One of the most versatile kind of shirts to keep in your wardrobe. While stripe width is completely up to you, a safe bet is the mid-width variety as a start. The point is to look timeless, not trendy…those never last. This kind of shirt fits perfectly with a navy suit and a contrasting tie as the colours complement each other. Regarding the tie; if you’re looking for more than just a solid tie, then Madden and Macclesfield neat micro pattern ties will also do the trick. If you’re brave enough, you could try your hand, wearing it with a windowpane suit if the lines on the suit aren’t too jarring. I would advise against wearing it with a pinstripe suit though…you’ll only end up looking like a walking barcode. As before, double or French cuffs with a medium spread collar work with the formal look. For casual Fridays, this shirt works well worn on an open collar, with a navy double-breasted jacket with gold buttons, white slacks and navy Belgian loafers. For a Saturday stroll, you could try wearing this shirt with tapered leg jeans, sneakers and even a cap. On a beach holiday, the wider stripe could add more variety to your collection and works well if you wear it with loose fitting white linen trousers, sandals and a wide brim panama straw hat.
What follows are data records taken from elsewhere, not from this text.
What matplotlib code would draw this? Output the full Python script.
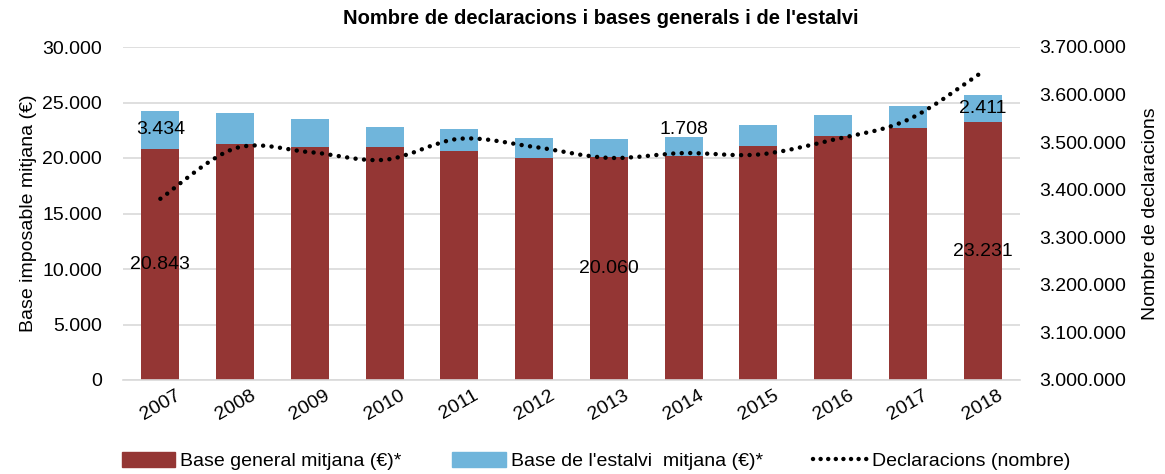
import numpy as np
import matplotlib.pyplot as plt
from matplotlib.path import Path
from matplotlib.patches import PathPatch, Patch
from matplotlib.lines import Line2D
from matplotlib.ticker import FuncFormatter

# ---------------- DATA ---------------- #
years = ['2007', '2008', '2009', '2010', '2011', '2012',
         '2013', '2014', '2015', '2016', '2017', '2018']
base_general = [20843, 21290, 21020, 21020, 20660, 20030,
                20060, 20190, 21100, 21980, 22730, 23231]
base_estalvi = [3434, 2800, 2480, 1740, 1980, 1740,
                1620, 1708, 1870, 1870, 1970, 2411]
declaracions = [3381000, 3487000, 3479000, 3463000, 3507000, 3490000,
                3467000, 3477000, 3474000, 3505000, 3547000, 3648000]

general_labels = [0, 6, 11]
estalvi_labels = [0, 7, 11]

# ---------------- STYLE ---------------- #
plt.rcParams['font.family'] = ['Liberation Sans', 'DejaVu Sans']
red = '#943634'
blue = '#70B5DB'
grid_c = '#D9D9D9'
fs = 14


def fmt_dots(v, pos=None):
    return f'{int(round(v)):,}'.replace(',', '.')


fig = plt.figure(figsize=(11.65, 4.74), dpi=100)
ax = fig.add_axes([123 / 1165, 1 - 380 / 474, (1020 - 123) / 1165, (380 - 47) / 474])
ax2 = ax.twinx()

x = np.arange(len(years))
ax.bar(x, base_general, width=0.51, color=red, zorder=2)
ax.bar(x, base_estalvi, width=0.51, bottom=base_general, color=blue, zorder=2)

# data labels
for i in general_labels:
    ax.text(x[i], base_general[i] / 2, fmt_dots(base_general[i]),
            ha='center', va='center', fontsize=fs, zorder=5)
for i in estalvi_labels:
    yy = base_general[i] + base_estalvi[i] / 2
    if i == 7:
        yy = 22600
    ax.text(x[i], yy, fmt_dots(base_estalvi[i]),
            ha='center', va='center', fontsize=fs, zorder=5)

ax.set_ylim(0, 30000)
ax.set_yticks(np.arange(0, 30001, 5000))
ax.yaxis.set_major_formatter(FuncFormatter(fmt_dots))
ax.set_xlim(-0.5, len(years) - 0.5)
ax.set_xticks(x)
ax.set_xticklabels(years, rotation=30, ha='center', fontsize=fs)
ax.tick_params(axis='x', length=0, pad=5)
ax.tick_params(axis='y', length=0, labelsize=fs, pad=15)
ax.grid(axis='y', color=grid_c, linewidth=1.2, zorder=0)
ax.set_axisbelow(True)
for s in ['top', 'left', 'right']:
    ax.spines[s].set_visible(False)
ax.spines['bottom'].set_color(grid_c)
ax.spines['bottom'].set_linewidth(1.2)
ax.set_ylabel('Base imposable mitjana (€)', fontsize=fs, labelpad=4)

# smoothed dotted line (Catmull-Rom drawn as Bezier curves)
pts = np.column_stack([x, declaracions]).astype(float)
ext = np.vstack([pts[0], pts, pts[-1]])
verts = [pts[0]]
codes = [Path.MOVETO]
for i in range(len(pts) - 1):
    p0, p1, p2, p3 = ext[i], ext[i + 1], ext[i + 2], ext[i + 3]
    verts += [p1 + (p2 - p0) / 6, p2 - (p3 - p1) / 6, p2]
    codes += [Path.CURVE4] * 3
line = PathPatch(Path(verts, codes), fill=False, edgecolor='black',
                 linewidth=3.2, linestyle=(0, (0.01, 1.9)), capstyle='round', zorder=4)
ax2.add_patch(line)

ax2.set_ylim(3000000, 3700000)
ax2.set_yticks(np.arange(3000000, 3700001, 100000))
ax2.yaxis.set_major_formatter(FuncFormatter(fmt_dots))
ax2.tick_params(axis='y', length=0, labelsize=fs, pad=13.5)
for s in ['top', 'left', 'right', 'bottom']:
    ax2.spines[s].set_visible(False)
ax2.set_ylabel('Nombre de declaracions', fontsize=fs, labelpad=12)

fig.text(601 / 1165, 1 - 18 / 474, "Nombre de declaracions i bases generals i de l'estalvi",
         ha='center', va='center', fontsize=14.5, fontweight='bold')

handles = [Patch(color=red), Patch(color=blue),
           Line2D([0], [0], color='black', linewidth=3.2, linestyle=(0, (0.01, 1.7)),
                  dash_capstyle='round')]
labels = ['Base general mitjana (€)*', "Base de l'estalvi  mitjana (€)*", 'Declaracions (nombre)']
fig.legend(handles, labels, loc='center', bbox_to_anchor=(596 / 1165, 1 - 461 / 474), ncol=3,
           frameon=False, fontsize=fs, handlelength=2.75, handleheight=0.8,
           handletextpad=0.26, columnspacing=2.6)

fig.savefig('out.png', dpi=100)
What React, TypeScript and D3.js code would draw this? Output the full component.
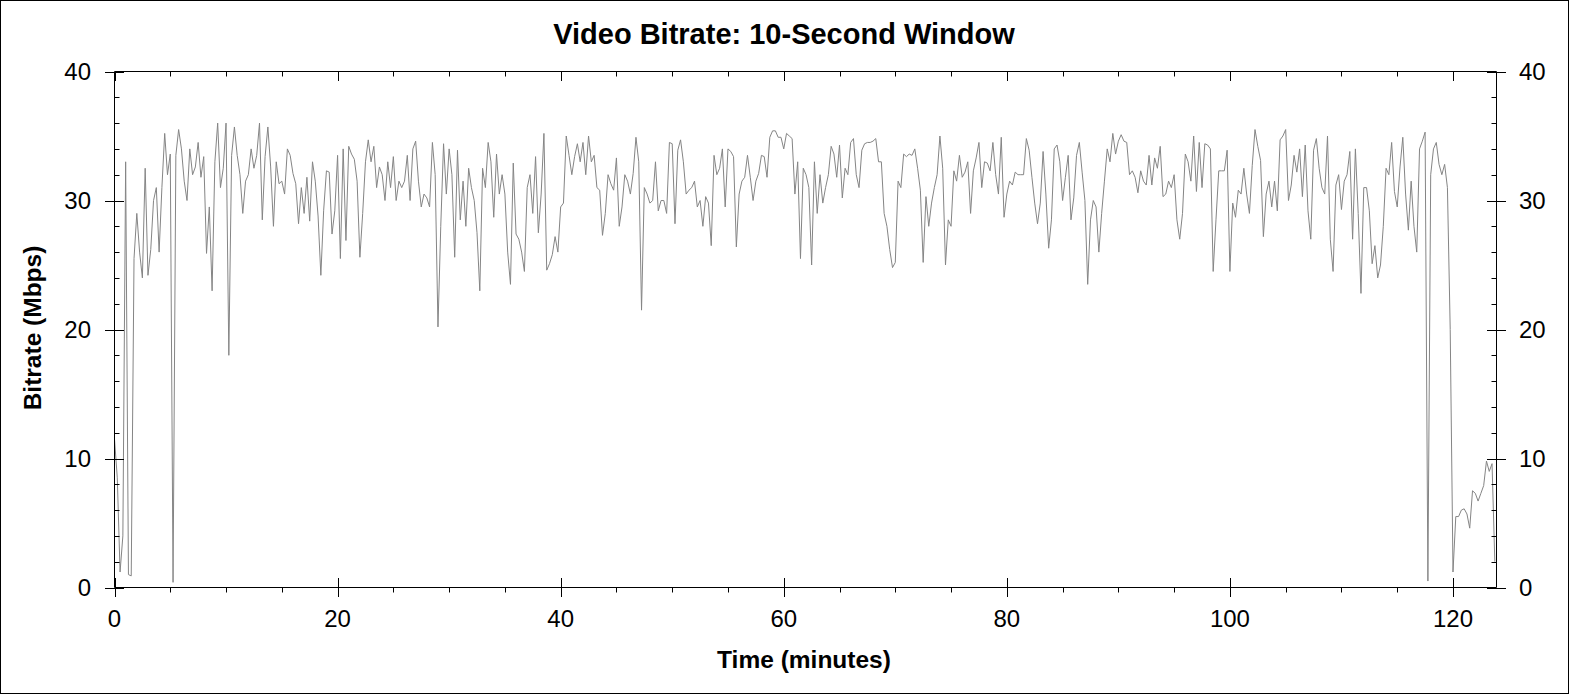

A Sunday classic. My favourite shirt for church, only because it meant I could get away with not wearing a tie. I recommend collecting this kind of shirt in various solid colours. The Oxford cloth, in particular, wears really well and is a wardrobe mainstay. It can easily be paired with chinos and white slacks if you’re leaning more towards the preppy look. Tying a tennis jersey around the neck is one of my favourite accessories to add to this.
I strongly believe you should have two options here. Firstly, a formal denim shirt looks absolutely fabulous in a winter suit. Preferably in the original denim tone with a cutaway collar, contrasting tie and a beige Gingham three-piece or double-breasted suit. For casual Friday when you’re still seeing clients, you could try this shirt with a tweed jacket, tie, waistcoat, jeans and brogues. For a more relaxed look, the mandarin collar option in stone wash works perfectly. No need for a tie on this occasion, plus it looks great with contrasting tone jeans and sneakers. As an overlay, the bomber jacket is a definite winner in any basic colour.
A timeless casual classic. It’s best you stick a button-down collar here, no need for a tie. Whether you choose the red and white or the blue and white combination is your choice. It never goes out of style and can be mixed and matched with many items in a man’s wardrobe. Throwing a blazer or even a sports jacket on top completes the look. Works perfectly with either chinos or slim fitting jeans.